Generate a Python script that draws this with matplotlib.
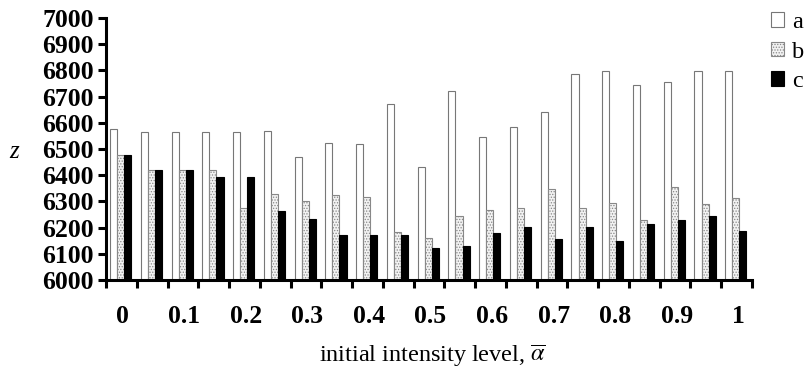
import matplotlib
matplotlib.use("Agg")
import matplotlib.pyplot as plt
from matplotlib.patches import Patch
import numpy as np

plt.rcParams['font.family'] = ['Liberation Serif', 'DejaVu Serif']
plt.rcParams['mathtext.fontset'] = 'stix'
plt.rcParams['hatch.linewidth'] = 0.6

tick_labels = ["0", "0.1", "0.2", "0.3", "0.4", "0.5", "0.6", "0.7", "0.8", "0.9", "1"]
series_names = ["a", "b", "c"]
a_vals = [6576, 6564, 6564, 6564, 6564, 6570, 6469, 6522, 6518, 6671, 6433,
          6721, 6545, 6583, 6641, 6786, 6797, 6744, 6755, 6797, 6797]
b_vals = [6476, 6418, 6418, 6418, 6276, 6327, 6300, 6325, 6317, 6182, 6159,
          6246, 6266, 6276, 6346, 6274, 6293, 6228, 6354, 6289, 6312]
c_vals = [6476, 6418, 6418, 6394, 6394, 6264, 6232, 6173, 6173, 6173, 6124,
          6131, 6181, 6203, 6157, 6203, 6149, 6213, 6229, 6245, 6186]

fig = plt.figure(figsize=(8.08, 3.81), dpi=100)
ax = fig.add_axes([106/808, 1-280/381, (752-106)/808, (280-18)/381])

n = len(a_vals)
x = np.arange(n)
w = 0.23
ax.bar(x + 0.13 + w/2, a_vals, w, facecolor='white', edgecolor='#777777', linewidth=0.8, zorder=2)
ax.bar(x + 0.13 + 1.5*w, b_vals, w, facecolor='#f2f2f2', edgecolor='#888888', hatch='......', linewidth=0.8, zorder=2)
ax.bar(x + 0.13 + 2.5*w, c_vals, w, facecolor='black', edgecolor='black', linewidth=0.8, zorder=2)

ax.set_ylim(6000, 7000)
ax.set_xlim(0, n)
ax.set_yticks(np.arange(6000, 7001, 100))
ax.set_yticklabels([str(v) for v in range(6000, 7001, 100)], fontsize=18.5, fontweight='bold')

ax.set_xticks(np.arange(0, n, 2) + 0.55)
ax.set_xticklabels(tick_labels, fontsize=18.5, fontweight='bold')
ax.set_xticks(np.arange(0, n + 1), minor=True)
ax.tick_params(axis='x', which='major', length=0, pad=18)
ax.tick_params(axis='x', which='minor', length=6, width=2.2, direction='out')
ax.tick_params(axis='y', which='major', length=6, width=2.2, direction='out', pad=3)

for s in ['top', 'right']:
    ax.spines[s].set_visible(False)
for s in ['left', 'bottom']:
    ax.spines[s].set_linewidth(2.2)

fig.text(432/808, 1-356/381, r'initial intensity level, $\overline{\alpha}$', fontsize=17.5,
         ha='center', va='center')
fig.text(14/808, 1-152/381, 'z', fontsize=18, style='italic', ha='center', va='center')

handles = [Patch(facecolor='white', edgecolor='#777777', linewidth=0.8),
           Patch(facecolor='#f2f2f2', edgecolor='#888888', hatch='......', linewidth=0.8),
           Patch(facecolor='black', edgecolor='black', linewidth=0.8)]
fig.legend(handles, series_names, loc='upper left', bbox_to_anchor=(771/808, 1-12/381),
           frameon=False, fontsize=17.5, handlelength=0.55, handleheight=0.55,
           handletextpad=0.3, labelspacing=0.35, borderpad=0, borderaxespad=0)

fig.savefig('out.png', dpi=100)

----

> **STATED GOAL**
Quote, exactly and only, the lines from the first line of the data above through the line containing "1-280/381, (752-106)/808, (280-18)/381])". The pictures do not belong in it.

> **SOLUTION TO THE PROBLEM**
Generate a Python script that draws this with matplotlib.
import matplotlib
matplotlib.use("Agg")
import matplotlib.pyplot as plt
from matplotlib.patches import Patch
import numpy as np

plt.rcParams['font.family'] = ['Liberation Serif', 'DejaVu Serif']
plt.rcParams['mathtext.fontset'] = 'stix'
plt.rcParams['hatch.linewidth'] = 0.6

tick_labels = ["0", "0.1", "0.2", "0.3", "0.4", "0.5", "0.6", "0.7", "0.8", "0.9", "1"]
series_names = ["a", "b", "c"]
a_vals = [6576, 6564, 6564, 6564, 6564, 6570, 6469, 6522, 6518, 6671, 6433,
          6721, 6545, 6583, 6641, 6786, 6797, 6744, 6755, 6797, 6797]
b_vals = [6476, 6418, 6418, 6418, 6276, 6327, 6300, 6325, 6317, 6182, 6159,
          6246, 6266, 6276, 6346, 6274, 6293, 6228, 6354, 6289, 6312]
c_vals = [6476, 6418, 6418, 6394, 6394, 6264, 6232, 6173, 6173, 6173, 6124,
          6131, 6181, 6203, 6157, 6203, 6149, 6213, 6229, 6245, 6186]

fig = plt.figure(figsize=(8.08, 3.81), dpi=100)
ax = fig.add_axes([106/808, 1-280/381, (752-106)/808, (280-18)/381])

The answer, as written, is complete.